Abstract Hybrid multiferroics composed of ferromagnetic (FM) / ferroelectric (FE) heterostructures offer a possible route to design artificial multiferroic material exhibiting, for example, magnetoelectric coupling. We have grown BaTiO3 (100 nm)/ La2/3Sr1/3MnO3 (25 nm) bilayers on (001)-, (110)-, and (111)-oriented SrTiO3 substrate to study the induced strain influence in their magnetic properties. From structural characterization by x-ray analysis we found that La2/3Sr1/3MnO3 (LSMO) layer grew epitaxially strained, whereas BaTiO3 (BTO) film grew relaxed with lattice parameter close to that for single film.
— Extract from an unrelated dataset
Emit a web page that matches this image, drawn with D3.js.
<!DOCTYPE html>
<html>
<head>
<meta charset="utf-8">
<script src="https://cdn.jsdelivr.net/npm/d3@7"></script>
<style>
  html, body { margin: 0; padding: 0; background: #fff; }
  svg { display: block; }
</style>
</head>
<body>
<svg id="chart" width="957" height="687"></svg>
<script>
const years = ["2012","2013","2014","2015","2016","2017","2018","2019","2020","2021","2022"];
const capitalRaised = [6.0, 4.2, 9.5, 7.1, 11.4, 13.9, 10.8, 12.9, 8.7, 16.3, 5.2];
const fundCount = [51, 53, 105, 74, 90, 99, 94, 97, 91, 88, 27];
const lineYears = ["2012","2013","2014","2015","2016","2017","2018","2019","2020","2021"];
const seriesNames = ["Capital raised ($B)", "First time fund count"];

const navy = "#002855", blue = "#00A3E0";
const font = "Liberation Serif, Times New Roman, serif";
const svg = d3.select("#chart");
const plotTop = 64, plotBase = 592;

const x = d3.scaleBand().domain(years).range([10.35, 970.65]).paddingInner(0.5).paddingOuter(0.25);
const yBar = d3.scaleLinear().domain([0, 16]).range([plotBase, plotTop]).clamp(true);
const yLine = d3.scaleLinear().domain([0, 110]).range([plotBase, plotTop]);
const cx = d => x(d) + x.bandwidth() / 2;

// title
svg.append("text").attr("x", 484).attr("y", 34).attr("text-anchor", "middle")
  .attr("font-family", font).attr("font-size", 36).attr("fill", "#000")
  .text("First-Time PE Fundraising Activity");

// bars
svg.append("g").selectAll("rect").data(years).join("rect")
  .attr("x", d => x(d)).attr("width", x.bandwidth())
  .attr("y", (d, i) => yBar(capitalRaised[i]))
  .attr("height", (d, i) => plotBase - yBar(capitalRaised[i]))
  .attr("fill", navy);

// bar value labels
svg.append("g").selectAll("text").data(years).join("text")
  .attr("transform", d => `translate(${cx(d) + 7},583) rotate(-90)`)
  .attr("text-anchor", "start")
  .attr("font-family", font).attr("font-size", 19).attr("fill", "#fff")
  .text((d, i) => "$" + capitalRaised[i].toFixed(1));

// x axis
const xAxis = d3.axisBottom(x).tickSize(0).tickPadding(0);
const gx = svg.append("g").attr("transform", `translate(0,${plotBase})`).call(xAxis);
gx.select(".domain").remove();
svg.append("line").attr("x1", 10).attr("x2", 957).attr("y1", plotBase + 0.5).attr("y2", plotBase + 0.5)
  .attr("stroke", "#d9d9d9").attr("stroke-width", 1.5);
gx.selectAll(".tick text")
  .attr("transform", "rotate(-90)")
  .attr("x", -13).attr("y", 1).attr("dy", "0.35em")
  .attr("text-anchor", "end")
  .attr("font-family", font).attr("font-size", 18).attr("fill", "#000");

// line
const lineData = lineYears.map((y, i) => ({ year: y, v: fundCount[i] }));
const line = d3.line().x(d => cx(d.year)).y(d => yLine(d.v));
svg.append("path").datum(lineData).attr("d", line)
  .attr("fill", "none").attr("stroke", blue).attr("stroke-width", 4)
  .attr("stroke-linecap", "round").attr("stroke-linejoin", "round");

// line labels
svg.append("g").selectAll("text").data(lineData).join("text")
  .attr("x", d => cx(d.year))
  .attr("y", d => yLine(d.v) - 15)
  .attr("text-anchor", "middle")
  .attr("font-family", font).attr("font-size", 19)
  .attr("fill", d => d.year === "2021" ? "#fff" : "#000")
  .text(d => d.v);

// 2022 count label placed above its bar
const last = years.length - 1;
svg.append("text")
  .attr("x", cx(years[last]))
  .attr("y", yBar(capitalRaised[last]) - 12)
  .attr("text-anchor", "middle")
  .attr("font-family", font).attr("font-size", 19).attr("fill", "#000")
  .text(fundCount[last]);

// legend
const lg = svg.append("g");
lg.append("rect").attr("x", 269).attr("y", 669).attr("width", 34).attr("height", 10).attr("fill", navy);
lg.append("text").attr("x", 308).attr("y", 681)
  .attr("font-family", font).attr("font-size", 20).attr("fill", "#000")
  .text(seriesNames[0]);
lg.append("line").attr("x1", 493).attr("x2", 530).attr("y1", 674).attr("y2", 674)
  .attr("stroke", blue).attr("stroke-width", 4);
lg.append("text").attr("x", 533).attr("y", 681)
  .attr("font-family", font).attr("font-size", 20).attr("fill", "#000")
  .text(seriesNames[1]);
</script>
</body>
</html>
The magnetic measurements show a ferromagnetic order for all bilayers at room temperature with a Curie temperature TC∼350 K exhibiting a slight decrease of the magnetic properties (MS, HC and TC) of the bilayers in comparison with those for the La2/3Sr1/3MnO3 film. These variations could be associated to strained/relaxed regions induced by substrate orientation, and dislocation formation close to BTO/LSMO interface, among others phenomena. The magnetization mechanism was studied using the Berger model, where a critical β exponent ∼ 0.25 was found for all LSMO films in different STO orientations, which agrees with the tricritical point model. However, we found a β=0.283 only for the bilayer deposited on (001)STO substrate that coincides with previous reports for YMnO3 multiferroic materials. This behavior is not observed n either in the bilayer grown on (110) STO or (111) STO and displays indirectly a possible magnetoelectrical coupling in this configuration.